Research shows Chicago residents in low-crime areas saw significant increases in blood pressure when violent crime increased in the city.
CHICAGO — Watching TV on her couch in a cozy house in a safe neighborhood, a woman starts to suffer physical damage to her heart following a stabbing on a dark street miles away.
This isn’t an X-Files rerun, but the current reality suggested by new research presented at the American Heart Association’s Scientific Sessions. The recent study of 53,402 Chicago residents shows people living in low-crime areas experienced significant increases in blood pressure that corresponded with spikes in violent crime in dangerous neighborhoods.
Previous research has made it known that high-crime neighborhoods are often high blood pressure hotspots for those residents.

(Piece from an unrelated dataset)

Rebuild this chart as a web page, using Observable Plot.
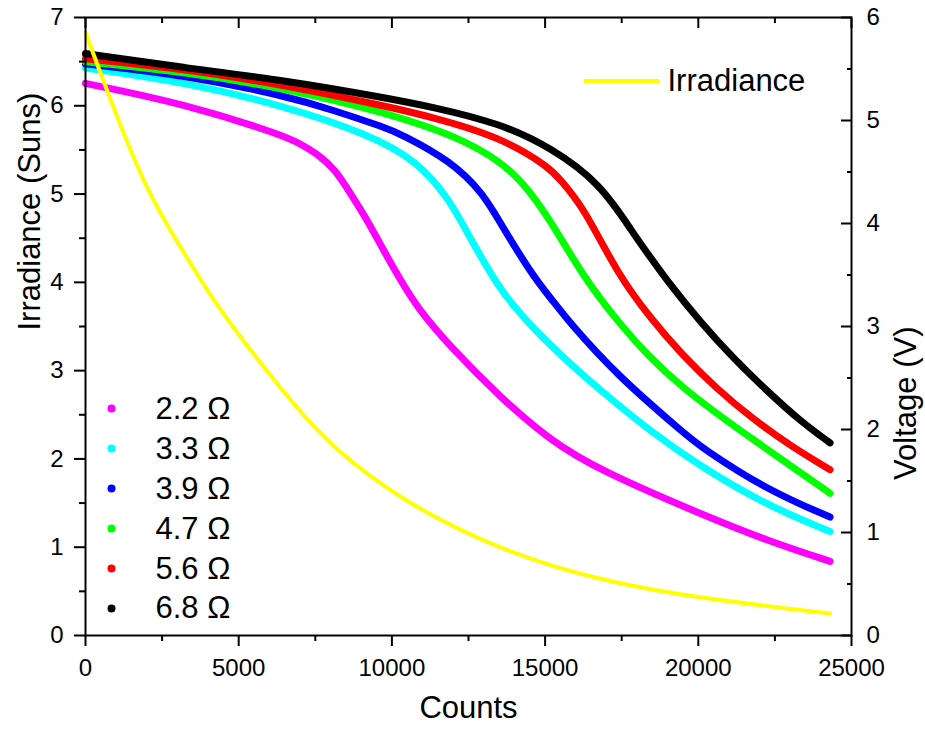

But this latest data sees the effects of violence rippling farther out.
According to the analysis of police and medical records, a 2015 spike in crime in Chicago resulted in a 9 percent increase in odds of high blood pressure for low-crime area residents — a greater increase than residents in violence-prone neighborhoods experienced.

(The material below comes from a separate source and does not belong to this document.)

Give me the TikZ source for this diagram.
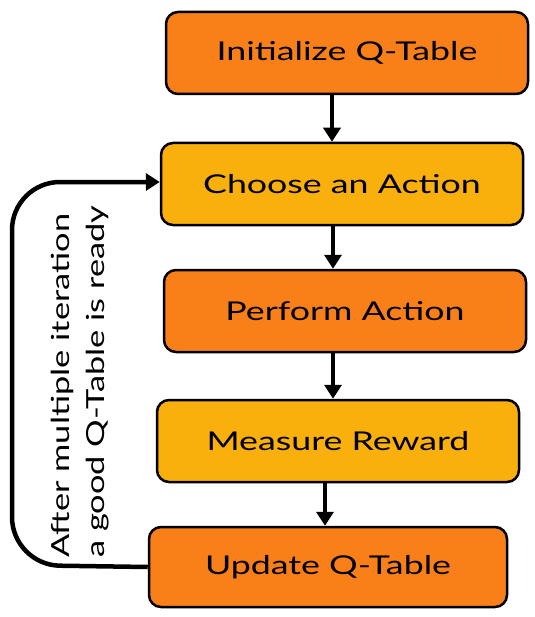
\documentclass[tikz,border=0pt]{standalone}
\usepackage{fontspec}
\setmainfont{Lato}[FakeStretch=1.38]
\usetikzlibrary{arrows.meta}
\definecolor{orng}{HTML}{F98019}
\definecolor{yell}{HTML}{F9AF0C}
\tikzset{
  box/.style={draw=black, line width=2.5bp, rounded corners=12bp, minimum width=362bp, minimum height=82bp, font=\fontsize{26}{30}\selectfont, text=black},
  obox/.style={box, fill=orng},
  ybox/.style={box, fill=yell},
  arr/.style={line width=4.5bp, -{Triangle[length=14bp,width=17bp]}},
}
\begin{document}
\begin{tikzpicture}[x=1bp,y=-1bp]
\useasboundingbox (0,0) rectangle (535,617);
\node[obox] (b1) at (347,53) {Initialize Q-Table};
\node[ybox] (b2) at (342,184) {Choose an Action};
\node[obox] (b3) at (345,311) {Perform Action};
\node[ybox] (b4) at (338,441) {Measure Reward};
\node[obox, minimum width=358bp, minimum height=80bp] (b5) at (328,567) {Update Q-Table};
\draw[arr] (332,0 |- b1.south) -- (332,0 |- b2.north);
\draw[arr] (333,0 |- b2.south) -- (333,0 |- b3.north);
\draw[arr] (333,0 |- b3.south) -- (333,0 |- b4.north);
\draw[arr] (325,0 |- b4.south) -- (325,0 |- b5.north);
\coordinate (c1) at (12,565);
\coordinate (c2) at (12,182);
\draw[arr, rounded corners=48bp] (b5.west) -- (c1) -- (c2) -- (b2.west |- c2);
\node[rotate=90, anchor=west, align=left, font=\fontsize{25}{35}\selectfont, inner sep=0pt] (lbl) at (80,558) {After multiple iteration\\a good Q-Table is ready};
\end{tikzpicture}
\end{document}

“Those in low-crime areas seemed to be affected more by the crime surge, which is opposite of what we thought we’d find,” lead study author Dr. Elizabeth Tung told Medscape. “[For residents of high crime neighborhoods] stress is already there, whereas it was a new stressor for those living in relatively safer neighborhoods. The news was also broadcast across the city, but those in high-crime neighborhoods already knew it was happening and are constantly affected by those things. So there was kind of this exponentiation of fear even in the safer areas.”
As expected, the research did confirm that more dangerous communities have greater rates of high blood pressure overall (36.5 percent) compared with relatively safer communities (22.5 percent). But the unexpected findings on low crime area blood pressure spikes added new information to a growing body of research that Tung and colleagues have been building on the indirect health effects of violent crime.
According to one earlier study Tung led, such other effects include safety concerns keeping high-crime area residents from getting blood pressure medication or other prescriptions and from accessing healthy food.
“People reporting poor neighborhood safety were less likely to have large grocers, pharmacies, and fitness resources within one mile from home,” the authors wrote. “Even among those who did have resources within one mile from home, a prior experience of neighborhood crime was associated with bypassing pharmacies.”
As a resident of Chicago immersed in this area of research, Tung, while surprised, didn’t seem entirely shocked by the new findings of violence spiking the blood pressure of people outside of danger zones.
“I saw anecdotal evidence of this,” she said in an AHA news release. “I had friends living in low-crime neighborhoods who were extremely anxious about rising crime rates in the city. Crime, and particularly violent crime, is a unique stressor because people prioritize safety. Safety is second in Maslow’s hierarchy of needs, but in many ways, it can get in the way of more basic needs, like access to healthy food.”
Tung and her fellow researchers said they plan to continue to dig deeper in upcoming studies.